I admit, I’m a gadget freak. I’ve got a laptop, digital phones, atomic alarm clock, and a 4G touch screen android cell phone. But I won’t be getting a Kindle.It’s a fine gadget for people who read a lot. I read a lot, too, but my love affair with books will keep me faithful to my hardbacks and paperbacks for years. I have books in my library that date to my childhood. I have books from high school, books from college and books checked out of libraries in several states, some of which I haven’t returned for years. I could no sooner part with one of them than I could our beloved family dog.
The Kindle has some shortcomings that make it a worthless gadget for me. For instance, I keep my favorite picture of my grandmother and my son tucked away in my Bible. Every time I read the pages where I’ve tucked it, I’m reminded of those wonderful years Grandma Sawyer was still alive. Sometimes I’ll use this precious picture as a bookmark. I have other precious family pictures tucked away among the pages of my books. You can’t do that with a Kindle. Nor can you dog-ear pages or write notes in the margins or mark special passages or sections with Sticky Notes, then flip back to them with ease.

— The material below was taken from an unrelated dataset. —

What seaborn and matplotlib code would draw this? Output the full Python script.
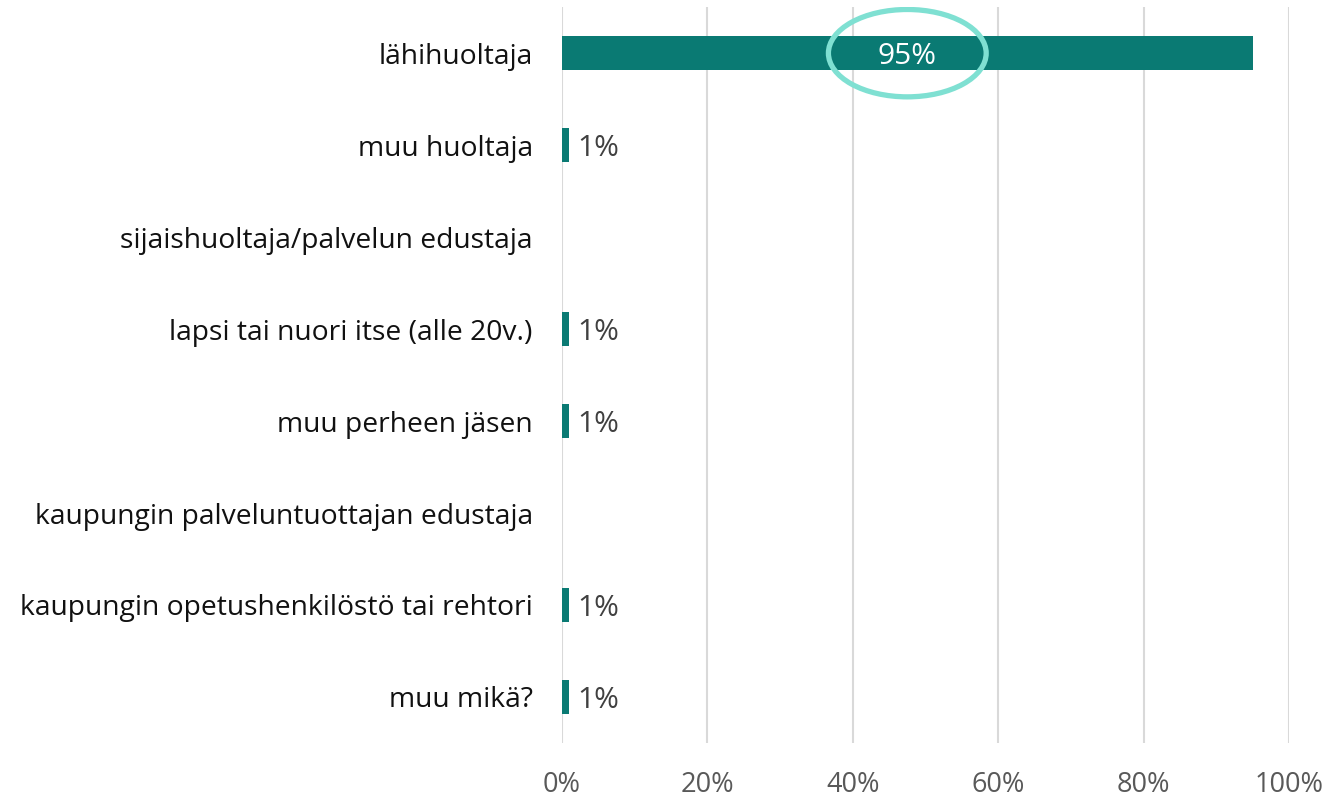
import pandas as pd
import seaborn as sns
import matplotlib.pyplot as plt
from matplotlib.patches import Ellipse

categories = [
    "lähihuoltaja",
    "muu huoltaja",
    "sijaishuoltaja/palvelun edustaja",
    "lapsi tai nuori itse (alle 20v.)",
    "muu perheen jäsen",
    "kaupungin palveluntuottajan edustaja",
    "kaupungin opetushenkilöstö tai rehtori",
    "muu mikä?",
]
values = [95, 1, 0, 1, 1, 0, 1, 1]
x_ticks = [0, 20, 40, 60, 80, 100]

df = pd.DataFrame({"category": categories, "value": values})

sns.set_theme(style="white")
plt.rcParams['font.family'] = ['Open Sans', 'DejaVu Sans']

fig = plt.figure(figsize=(13.32, 7.98), dpi=100)
ax = fig.add_axes([0.4219, 0.069, 0.5458, 0.922])

sns.barplot(data=df, x="value", y="category", orient="h", color="#0a7a73",
            saturation=1, width=0.37, linewidth=0, edgecolor="none",
            ax=ax, zorder=3)

ax.set_xlim(0, 100)
ax.set_xticks(x_ticks)
ax.set_xticklabels([f"{t}%" for t in x_ticks], fontsize=19.5, color="#595959")
ax.tick_params(axis="x", length=0, pad=20)
ax.tick_params(axis="y", length=0, pad=21, labelsize=20.3, labelcolor="#111111")
ax.set_xlabel("")
ax.set_ylabel("")
ax.grid(axis="x", color="#d9d9d9", linewidth=1.5, zorder=0)
ax.set_axisbelow(True)
for s in ax.spines.values():
    s.set_visible(False)

# value labels: inside the long bar, to the right of the short ones
for i, v in enumerate(values):
    if v == 0:
        continue
    if v > 50:
        ax.text(v / 2, i, f"{v}%", ha="center", va="center_baseline",
                color="white", fontsize=21.5, zorder=5)
    else:
        ax.text(v + 1.1, i, f"{v}%", ha="left", va="center_baseline",
                color="#404040", fontsize=21.5, zorder=5)

# highlight ring around the main value
ax.add_patch(Ellipse((values[0] / 2, 0), 21.7, 0.95, fill=False,
                     edgecolor="#7fe0d2", linewidth=3.8, zorder=6))

fig.savefig("out.png", dpi=100)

Another thing Kindle won’t let me do is browse through bookshelves. You can store up to 800,000 books on the wireless reader, but you can’t pick a book off a shelf and hold in your hand and fan the chapter headings and read the jacket and feel the cover and smell the pages, all things I like to do and can do in my neighborhood Barnes and Noble. I love taking field trips to my bookstore and lounging among the tomes, leisurely browsing through the Classics, wishing I’d read more of them, then stepping across the aisle to the Mystery section to look for a John Grisham or a James Patterson novel I haven’t read.
Then there’s the borrowing feature of real books. I can’t tell you how many friends I’ve loaned books to. Some of them return them, some don’t. If they don’t it’s no big deal. I’ve done the same with other friends’ books.

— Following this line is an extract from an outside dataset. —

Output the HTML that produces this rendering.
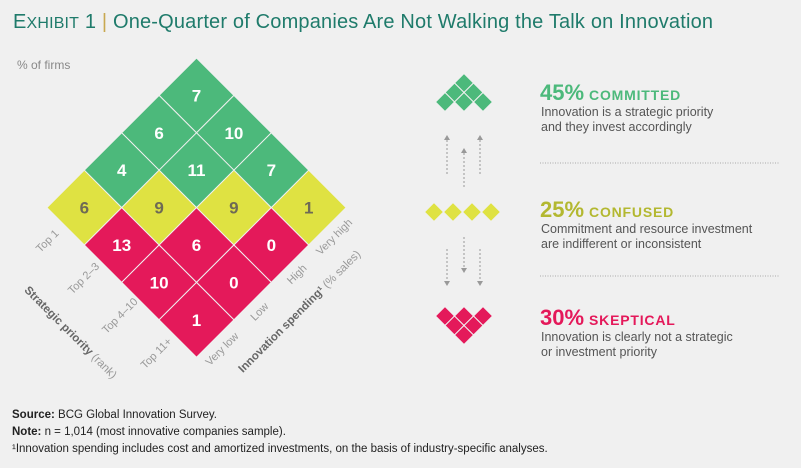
<!DOCTYPE html>
<html><head><meta charset="utf-8"><style>
body{margin:0;background:#f0f0f0;font-family:"Liberation Sans",sans-serif;}
svg{display:block}
</style></head><body>
<svg width="801" height="468" viewBox="0 0 801 468">
<text x="13" y="28" font-size="20" fill="#1f7b6b" textLength="700"><tspan font-size="20">E</tspan><tspan font-size="16">XHIBIT</tspan> 1 <tspan fill="#c8a850">|</tspan> One-Quarter of Companies Are Not Walking the Talk on Innovation</text>
<text x="17" y="69" font-size="12" fill="#888">% of firms</text>
<g id="grid"></g>
<g id="labels" font-size="11" fill="#999"></g>
<text transform="translate(68,335) rotate(45)" text-anchor="middle" font-size="11.5" fill="#666"><tspan font-weight="bold">Strategic priority</tspan><tspan fill="#999"> (rank)</tspan></text>
<text transform="translate(302,314) rotate(-45)" text-anchor="middle" font-size="11.5" fill="#666"><tspan font-weight="bold">Innovation spending¹</tspan><tspan fill="#999"> (% sales)</tspan></text>
<g id="icons"></g>
<g stroke="#999" stroke-width="1" stroke-dasharray="2,2" fill="none">
<line x1="447" y1="140" x2="447" y2="176"/><line x1="464" y1="153" x2="464" y2="187"/><line x1="480" y1="140" x2="480" y2="176"/>
<line x1="447" y1="249" x2="447" y2="281"/><line x1="464" y1="237" x2="464" y2="268"/><line x1="480" y1="249" x2="480" y2="281"/>
</g>
<g fill="#999">
<path d="M444,140 L450,140 L447,135Z"/><path d="M461,153 L467,153 L464,148Z"/><path d="M477,140 L483,140 L480,135Z"/>
<path d="M444,281 L450,281 L447,286Z"/><path d="M461,268 L467,268 L464,273Z"/><path d="M477,281 L483,281 L480,286Z"/>
</g>
<g>
<text x="540" y="100" fill="#4cb97b" font-weight="bold"><tspan font-size="22">45%</tspan><tspan font-size="14" dx="5" letter-spacing="0.8">COMMITTED</tspan></text>
<text x="541" y="116" font-size="12.5" fill="#555">Innovation is a strategic priority</text>
<text x="541" y="131" font-size="12.5" fill="#555">and they invest accordingly</text>
</g>
<line x1="540" y1="163" x2="779" y2="163" stroke="#aaa" stroke-dasharray="1,1.5"/>
<g>
<text x="540" y="217" fill="#b3b830" font-weight="bold"><tspan font-size="22">25%</tspan><tspan font-size="14" dx="5" letter-spacing="0.8">CONFUSED</tspan></text>
<text x="541" y="233" font-size="12.5" fill="#555">Commitment and resource investment</text>
<text x="541" y="248" font-size="12.5" fill="#555">are indifferent or inconsistent</text>
</g>
<line x1="540" y1="276" x2="779" y2="276" stroke="#aaa" stroke-dasharray="1,1.5"/>
<g>
<text x="540" y="325" fill="#e4195a" font-weight="bold"><tspan font-size="22">30%</tspan><tspan font-size="14" dx="5" letter-spacing="0.8">SKEPTICAL</tspan></text>
<text x="541" y="341" font-size="12.5" fill="#555">Innovation is clearly not a strategic</text>
<text x="541" y="356" font-size="12.5" fill="#555">or investment priority</text>
</g>
<g font-size="11.5" fill="#222">
<text x="12" y="418"><tspan font-weight="bold">Source:</tspan> BCG Global Innovation Survey.</text>
<text x="12" y="435"><tspan font-weight="bold">Note:</tspan> n = 1,014 (most innovative companies sample).</text>
<text x="12" y="452">¹Innovation spending includes cost and amortized investments, on the basis of industry-specific analyses.</text>
</g>
</svg>
<script>
const rowLabels=["Top 1","Top 2–3","Top 4–10","Top 11+"];
const colLabels=["Very high","High","Low","Very low"];
const values=[[7,6,4,6],[10,11,9,13],[7,9,6,10],[1,0,0,1]];
const NS="http://www.w3.org/2000/svg";
const cx0=196.5,cy0=95.4,s=37.4;
function cellX(r,c){return cx0+s*(r-c);}
function cellY(r,c){return cy0+s*(r+c);}
function color(r,c){return r+c<=2?"#4cb97b":(r+c==3?"#dfe242":"#e4195a");}
const grid=document.getElementById("grid");
for(let r=0;r<4;r++)for(let c=0;c<4;c++){
 const x=cellX(r,c),y=cellY(r,c);
 const p=document.createElementNS(NS,"path");
 p.setAttribute("d",`M${x},${y-s}L${x+s},${y}L${x},${y+s}L${x-s},${y}Z`);
 p.setAttribute("fill",color(r,c));p.setAttribute("stroke","#f0f0f0");p.setAttribute("stroke-width","1");
 
 
 grid.appendChild(p);
 const t=document.createElementNS(NS,"text");
 t.setAttribute("x",x);t.setAttribute("y",y+6);t.setAttribute("text-anchor","middle");
 t.setAttribute("font-size","17");t.setAttribute("font-weight","bold");
 t.setAttribute("fill",r+c==3?"#6e6a55":"#fff");
 t.textContent=values[r][c];
 
 
 grid.appendChild(t);
}
const labels=document.getElementById("labels");
for(let r=0;r<4;r++){
 const x=cellX(r,3)-s*(0.92+0.03*r),y=cellY(r,3)+s*0.96;
 const t=document.createElementNS(NS,"text");
 t.setAttribute("transform",`translate(${x},${y}) rotate(-45)`);
 t.setAttribute("text-anchor","middle");t.textContent=rowLabels[r];
 
 
 labels.appendChild(t);
}
for(let c=0;c<4;c++){
 const x=cellX(3,c)+s*0.75,y=cellY(3,c)+s*0.85;
 const t=document.createElementNS(NS,"text");
 t.setAttribute("transform",`translate(${x},${y}) rotate(-45)`);
 t.setAttribute("text-anchor","middle");t.textContent=colLabels[c];
 
 
 labels.appendChild(t);
}
const icons=document.getElementById("icons");
function mini(x,y,f){
 const h=9.5;
 const p=document.createElementNS(NS,"path");
 p.setAttribute("d",`M${x},${y-h}L${x+h},${y}L${x},${y+h}L${x-h},${y}Z`);
 p.setAttribute("fill",f);p.setAttribute("stroke","#f0f0f0");p.setAttribute("stroke-width","1");
 
 
 icons.appendChild(p);
}
[[464,83],[454.5,92.5],[473.5,92.5],[445,102],[464,102],[483,102]].forEach(a=>mini(a[0],a[1],"#4cb97b"));
[[434,212],[453,212],[472,212],[491,212]].forEach(a=>mini(a[0],a[1],"#dfe242"));
[[445,316],[464,316],[483,316],[454.5,325.5],[473.5,325.5],[464,335]].forEach(a=>mini(a[0],a[1],"#e4195a"));
</script>
</body></html>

But will folks be loaning out their Kindles to share their books? I don’t think so.
Another big disadvantage of a Kindle to me is its fragility. I once tossed a text-book our a second story window to a classmate. It plunged the ground with a thud. He picked it up, dusted it off, and headed to class. Try dropping a Kindle out a window and see if it survives. I carry paperbacks in my back pocket at times. I’ve even sat on a book I was carrying in my pocket. I’ll bet you’d ruin a Kindle if you sat on it or dropped it off a table, let alone out a second story window.

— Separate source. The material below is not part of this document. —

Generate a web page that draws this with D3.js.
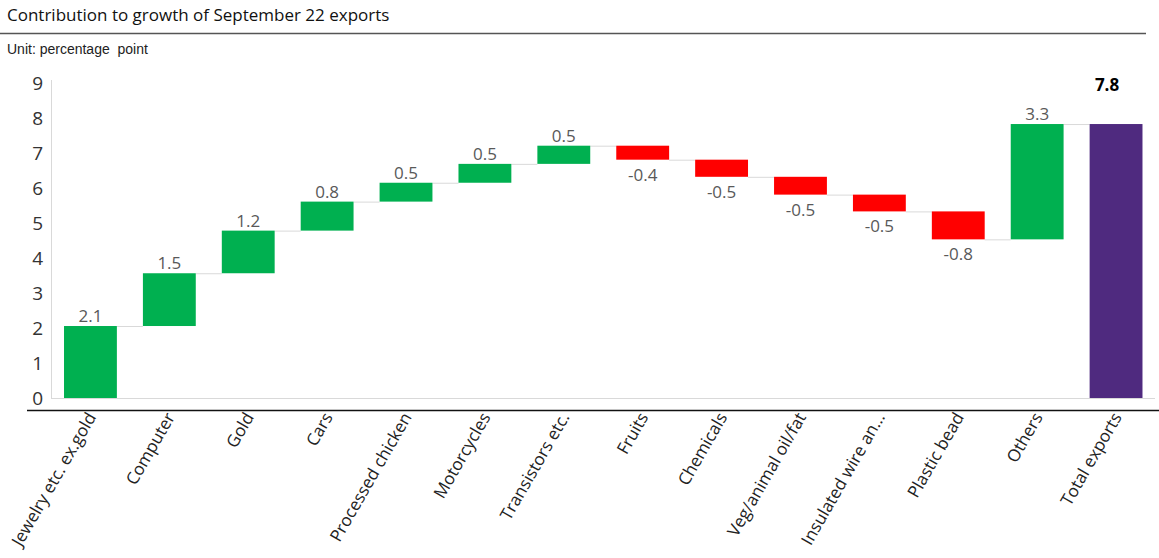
<!DOCTYPE html>
<html>
<head>
<meta charset="utf-8">
<script src="https://cdn.jsdelivr.net/npm/d3@7"></script>
<style>
  html, body { margin: 0; padding: 0; background: #fff; }
  svg { display: block; }
</style>
</head>
<body>
<svg id="chart" width="1159" height="558"></svg>
<script>
// ---- Data ----
const categories = ["Jewelry etc. ex.gold", "Computer", "Gold", "Cars", "Processed chicken",
  "Motorcycles", "Transistors etc.", "Fruits", "Chemicals", "Veg/animal oil/fat",
  "Insulated wire an...", "Plastic bead", "Others", "Total exports"];
const contributions = [2.06, 1.51, 1.22, 0.83, 0.54, 0.54, 0.52, -0.40, -0.49, -0.51, -0.48, -0.80, 3.30];
const yTicks = [0, 1, 2, 3, 4, 5, 6, 7, 8, 9];
const titleText = "Contribution to growth of September 22 exports";
const unitText = "Unit: percentage\u00a0\u00a0point";

// ---- Build waterfall rows ----
let running = 0;
const rows = contributions.map((v, i) => {
  const start = running;
  running += v;
  return { cat: categories[i], value: v, start: start, end: running, total: false };
});
rows.push({ cat: categories[13], value: running, start: 0, end: running, total: true });

const svg = d3.select("#chart");
const fmt = d3.formatLocale({ decimal: ".", thousands: ",", grouping: [3], currency: ["", ""], minus: "-" }).format(".1f");
const FONT = "'Open Sans', 'Noto Sans', sans-serif";

const x = d3.scaleBand().domain(categories).range([51, 1155.5]).paddingInner(0.33).paddingOuter(0.165);
const y = d3.scaleLinear().domain([0, 9]).range([398, 83.5]);

// Title
svg.append("text").attr("x", 7).attr("y", 21)
  .attr("font-family", FONT).attr("font-size", 17)
  .attr("fill", "#111").text(titleText);
svg.append("line").attr("x1", 0).attr("x2", 1146).attr("y1", 33.5).attr("y2", 33.5)
  .attr("stroke", "#555").attr("stroke-width", 1.5);
svg.append("text").attr("x", 7).attr("y", 54)
  .attr("font-family", "'Liberation Sans', Arial, sans-serif").attr("font-size", 14)
  .attr("fill", "#222").text(unitText);

// Axis frame lines (light gray)
svg.append("line").attr("x1", 51.5).attr("x2", 51.5).attr("y1", 80).attr("y2", y(0))
  .attr("stroke", "#d9d9d9").attr("stroke-width", 1);
svg.append("line").attr("x1", 51).attr("x2", 1155).attr("y1", y(0) + 0.5).attr("y2", y(0) + 0.5)
  .attr("stroke", "#d9d9d9").attr("stroke-width", 1);

// Y axis via d3.axisLeft
const yAxis = svg.append("g").attr("transform", "translate(45,0)")
  .call(d3.axisLeft(y).tickValues(yTicks).tickSize(0).tickPadding(2).tickFormat(d3.format("d")));
yAxis.select(".domain").remove();
yAxis.selectAll("text")
  .attr("font-family", FONT).attr("font-size", 19)
  .attr("fill", "#333");

// Black axis line below
svg.append("line").attr("x1", 27).attr("x2", 1159).attr("y1", 410.5).attr("y2", 410.5)
  .attr("stroke", "#111").attr("stroke-width", 1.5);

// Connectors
const conn = rows.slice(0, rows.length - 1);
svg.append("g").selectAll("line").data(conn).join("line")
  .attr("x1", d => x(d.cat) + x.bandwidth())
  .attr("x2", (d, i) => x(categories[i + 1]))
  .attr("y1", d => y(d.end) + 0.5)
  .attr("y2", d => y(d.end) + 0.5)
  .attr("stroke", "#d9d9d9").attr("stroke-width", 1);

// Bars
svg.append("g").selectAll("rect").data(rows).join("rect")
  .attr("x", d => x(d.cat))
  .attr("width", x.bandwidth())
  .attr("y", d => y(Math.max(d.start, d.end)))
  .attr("height", d => Math.abs(y(d.start) - y(d.end)))
  .attr("fill", d => d.total ? "#4f2a7f" : (d.value >= 0 ? "#00b050" : "#ff0000"));

// Value labels
svg.append("g").selectAll("text").data(rows).join("text")
  .attr("x", d => x(d.cat) + x.bandwidth() / 2 - (d.total ? 9 : 0))
  .attr("y", d => d.total ? 91 : (d.value >= 0 ? y(d.end) - 4 : y(d.end) + 21))
  .attr("text-anchor", "middle")
  .attr("font-family", FONT)
  .attr("font-size", 17)
  .attr("font-weight", d => d.total ? "bold" : "normal")
  .attr("fill", d => d.total ? "#000" : "#595959")
  .text(d => fmt(d.value));

// X axis labels via d3.axisBottom
const xAxis = svg.append("g").attr("transform", "translate(0,412)")
  .call(d3.axisBottom(x).tickSize(0).tickPadding(0));
xAxis.select(".domain").remove();
xAxis.selectAll("text")
  .attr("font-family", FONT).attr("font-size", 17)
  .attr("fill", "#222")
  .attr("text-anchor", "end")
  .attr("dy", "0.35em")
  .attr("transform", "translate(1,2) rotate(-60)");
</script>
</body>
</html>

And speaking of damage — I can’t count the books on my library shelves I’ve patched with duct tape and super glue. I’ve patched my college World Lit book so much some of its pages finally fell out. It even has a fake cardboard cover now, but to me, it’s just now getting broken in. I’m holding some of my other books together with Scotch tape and strapping tape. Some of my books have rubber bands around them to keep the pages in order.
What would you do if your Kindle broke?
But the biggest reason I prefer having real books over a Kindle is: none of my real books has ever had its battery run down.